What does rejecting God’s light look like? It could take on a variety of forms. Plain truth from God’s Word is clearly declared, but gets dismissed. The Holy Spirit brings conviction of sin and opportunity for repentance, but this gets continually pushed aside. Sin is confronted, but rather than dealing with it, the sin gets minimized and justified. God reveals Himself in an undeniable way, but this is later rejected. We’re not talking about things done in ignorance, but the willful and progressive hardening of the heart against God.
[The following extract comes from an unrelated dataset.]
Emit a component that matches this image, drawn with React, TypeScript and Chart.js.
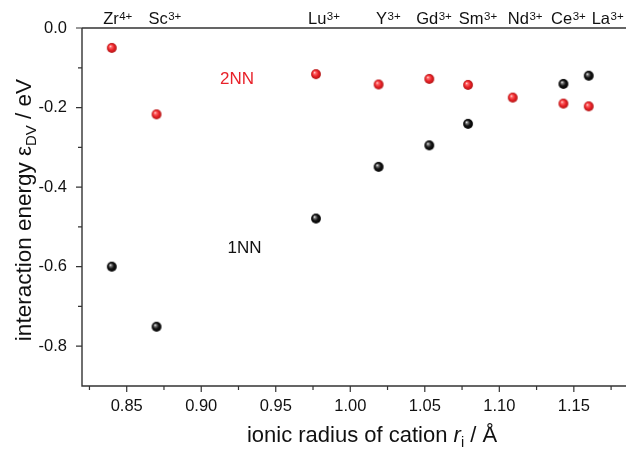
import React, { useEffect, useRef } from 'react';
import { Chart, registerables } from 'chart.js';

Chart.register(...registerables);

// ---- data ----
const CATIONS = ['Zr', 'Sc', 'Lu', 'Y', 'Gd', 'Sm', 'Nd', 'Ce', 'La'];
const CHARGES = ['4+', '3+', '3+', '3+', '3+', '3+', '3+', '3+', '3+'];
const RADII = [0.84, 0.87, 0.977, 1.019, 1.053, 1.079, 1.109, 1.143, 1.16];
const E_1NN: (number | null)[] = [-0.6, -0.751, -0.479, -0.349, -0.295, -0.241, null, -0.1405, -0.12];
const E_2NN = [-0.05, -0.217, -0.116, -0.142, -0.128, -0.143, -0.175, -0.19, -0.197];
// label anchor positions (x, data units) for the cation names above the plot
const LABEL_X = [0.8438, 0.8754, 0.9822, 1.0254, 1.056, 1.0855, 1.1172, 1.1462, 1.1725];

const X_TICKS = [0.85, 0.9, 0.95, 1.0, 1.05, 1.1, 1.15];
const Y_TICKS = [0, -0.2, -0.4, -0.6, -0.8];
const X_MIN = 0.82;
const X_MAX = 1.185;
const Y_MIN = -0.9;
const Y_MAX = 0;

const ANNOT_2NN = { x: 0.924, y: -0.129, text: '2NN' };
const ANNOT_1NN = { x: 0.929, y: -0.554, text: '1NN' };

const FONT = '"Liberation Sans", Arial, Helvetica, sans-serif';
const RED = '#e8222a';
const AXIS = '#333333';
const TEXT = '#111111';

function makeBall(stops: [number, string][]) {
  const c = document.createElement('canvas');
  c.width = 12;
  c.height = 12;
  const g = c.getContext('2d')!;
  const cx = 6, cy = 6, r = 4.9;
  const grad = g.createRadialGradient(cx - 1.6, cy - 1.8, 0.2, cx, cy, r);
  stops.forEach(([o, col]) => grad.addColorStop(o, col));
  g.fillStyle = grad;
  g.beginPath();
  g.arc(cx, cy, r, 0, Math.PI * 2);
  g.fill();
  return c;
}

type Seg = { text: string; size: number; italic?: boolean; dy?: number };

function drawRich(ctx: CanvasRenderingContext2D, segs: Seg[], x: number, y: number, color: string) {
  const fontOf = (s: Seg) => `${s.italic ? 'italic ' : ''}${s.size}px ${FONT}`;
  let w = 0;
  segs.forEach((s) => {
    ctx.font = fontOf(s);
    w += ctx.measureText(s.text).width;
  });
  let cx = x - w / 2;
  ctx.fillStyle = color;
  ctx.textAlign = 'left';
  ctx.textBaseline = 'alphabetic';
  segs.forEach((s) => {
    ctx.font = fontOf(s);
    ctx.fillText(s.text, cx, y + (s.dy || 0));
    cx += ctx.measureText(s.text).width;
  });
}

export default function App() {
  const ref = useRef<HTMLCanvasElement>(null);

  useEffect(() => {
    const canvas = ref.current!;
    const redBall = makeBall([
      [0, '#ffe0e0'],
      [0.22, '#ff6a6a'],
      [0.6, '#ea2228'],
      [1, '#b01414'],
    ]);
    const blackBall = makeBall([
      [0, '#f0f0f0'],
      [0.22, '#7a7a7a'],
      [0.55, '#161616'],
      [1, '#000000'],
    ]);

    const decor = {
      id: 'decor',
      afterDraw(chart: any) {
        const ctx: CanvasRenderingContext2D = chart.ctx;
        const xs = chart.scales.x;
        const ys = chart.scales.y;
        const { left, right, top, bottom } = chart.chartArea;
        ctx.save();
        // axis lines
        ctx.strokeStyle = AXIS;
        ctx.lineWidth = 1.4;
        ctx.beginPath();
        ctx.moveTo(left, top);
        ctx.lineTo(right, top);
        ctx.moveTo(left, top);
        ctx.lineTo(left, bottom);
        ctx.lineTo(right, bottom);
        ctx.stroke();
        // ticks
        ctx.lineWidth = 1.2;
        ctx.beginPath();
        X_TICKS.forEach((v) => {
          const p = xs.getPixelForValue(v);
          ctx.moveTo(p, bottom);
          ctx.lineTo(p, bottom + 6);
          [v - 0.025, v + 0.025].forEach((m) => {
            if (m > X_MIN && m < X_MAX) {
              const q = xs.getPixelForValue(m);
              ctx.moveTo(q, bottom);
              ctx.lineTo(q, bottom + 4);
            }
          });
        });
        Y_TICKS.forEach((v) => {
          const p = ys.getPixelForValue(v);
          ctx.moveTo(left - 6, p);
          ctx.lineTo(left, p);
          const m = v - 0.1;
          if (m > Y_MIN) {
            const q = ys.getPixelForValue(m);
            ctx.moveTo(left - 4, q);
            ctx.lineTo(left, q);
          }
        });
        ctx.stroke();

        // cation labels on top
        CATIONS.forEach((name, i) => {
          const cx = xs.getPixelForValue(LABEL_X[i]);
          ctx.font = `16.5px ${FONT}`;
          const w1 = ctx.measureText(name).width;
          ctx.font = `11.5px ${FONT}`;
          const w2 = ctx.measureText(CHARGES[i]).width;
          const x0 = cx - (w1 + w2) / 2;
          ctx.fillStyle = TEXT;
          ctx.textAlign = 'left';
          ctx.textBaseline = 'alphabetic';
          ctx.font = `16.5px ${FONT}`;
          ctx.fillText(name, x0, 24);
          ctx.font = `11.5px ${FONT}`;
          ctx.fillText(CHARGES[i], x0 + w1 + 0.5, 19.5);
        });

        // annotations
        ctx.textAlign = 'center';
        ctx.textBaseline = 'middle';
        ctx.font = `17px ${FONT}`;
        ctx.fillStyle = RED;
        ctx.fillText(ANNOT_2NN.text, xs.getPixelForValue(ANNOT_2NN.x), ys.getPixelForValue(ANNOT_2NN.y));
        ctx.fillStyle = TEXT;
        ctx.fillText(ANNOT_1NN.text, xs.getPixelForValue(ANNOT_1NN.x), ys.getPixelForValue(ANNOT_1NN.y));

        // x title
        drawRich(
          ctx,
          [
            { text: 'ionic radius of cation ', size: 22 },
            { text: 'r', size: 22, italic: true },
            { text: 'i', size: 14.5, dy: 5 },
            { text: ' / Å', size: 22 },
          ],
          372,
          442,
          TEXT
        );
        // y title
        ctx.save();
        ctx.translate(31, 210);
        ctx.rotate(-Math.PI / 2);
        drawRich(
          ctx,
          [
            { text: 'interaction energy ε', size: 22.5 },
            { text: 'DV', size: 15, dy: 5 },
            { text: ' / eV', size: 22.5 },
          ],
          0,
          0,
          TEXT
        );
        ctx.restore();
        ctx.restore();
      },
    };

    const chart = new Chart(canvas, {
      type: 'scatter',
      data: {
        datasets: [
          {
            label: '1NN',
            data: RADII.map((x, i) => ({ x, y: E_1NN[i] })).filter((d) => d.y !== null) as any,
            pointStyle: blackBall as any,
            pointRadius: 5,
          },
          {
            label: '2NN',
            data: RADII.map((x, i) => ({ x, y: E_2NN[i] })),
            pointStyle: redBall as any,
            pointRadius: 5,
          },
        ],
      },
      options: {
        animation: false,
        responsive: false,
        devicePixelRatio: 1,
        layout: { padding: { top: 28, left: 0, right: 0, bottom: 0 } },
        plugins: { legend: { display: false }, tooltip: { enabled: false } },
        scales: {
          x: {
            type: 'linear',
            min: X_MIN,
            max: X_MAX,
            afterBuildTicks: (s: any) => {
              s.ticks = X_TICKS.map((value) => ({ value }));
            },
            afterFit: (s: any) => {
              s.height = 63;
            },
            grid: { display: true, drawOnChartArea: false, drawTicks: true, tickLength: 6, color: 'rgba(0,0,0,0)' },
            border: { display: false },
            ticks: {
              padding: 5,
              color: TEXT,
              font: { family: FONT, size: 16.5 },
              maxRotation: 0,
              autoSkip: false,
              callback: (v: any) => Number(v).toFixed(2),
            },
          },
          y: {
            type: 'linear',
            min: Y_MIN,
            max: Y_MAX,
            afterBuildTicks: (s: any) => {
              s.ticks = Y_TICKS.map((value) => ({ value }));
            },
            afterFit: (s: any) => {
              s.width = 82;
            },
            grid: { display: true, drawOnChartArea: false, drawTicks: true, tickLength: 6, color: 'rgba(0,0,0,0)' },
            border: { display: false },
            ticks: {
              padding: 9,
              color: TEXT,
              font: { family: FONT, size: 16.5 },
              autoSkip: false,
              callback: (v: any) => (Math.abs(Number(v)) < 1e-9 ? '0.0' : Number(v).toFixed(1)),
            },
          },
        },
      },
      plugins: [decor],
    });
    return () => chart.destroy();
  }, []);

  return (
    <div style={{ position: 'fixed', left: 0, top: 0, width: 632, height: 449, background: '#ffffff' }}>
      <canvas ref={ref} width={632} height={449} style={{ width: 632, height: 449, display: 'block' }} />
    </div>
  );
}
What does any of this have to do with hypocrisy? I believe that it explains, at least in many cases, how a person becomes a habitual hypocrite. It happens through a consistent rejection of light. A hypocrite is not a lost sinner without understanding, but is someone who has been given revelation from God and has rejected it in their heart. The truth they know intellectually does not reside on the inside. Their good works or outward righteousness does not spring from a regenerated spirit or pure motives. It is an act and a performance, without any real substance. With hypocrisy, God has been rejected internally, while being embraced externally.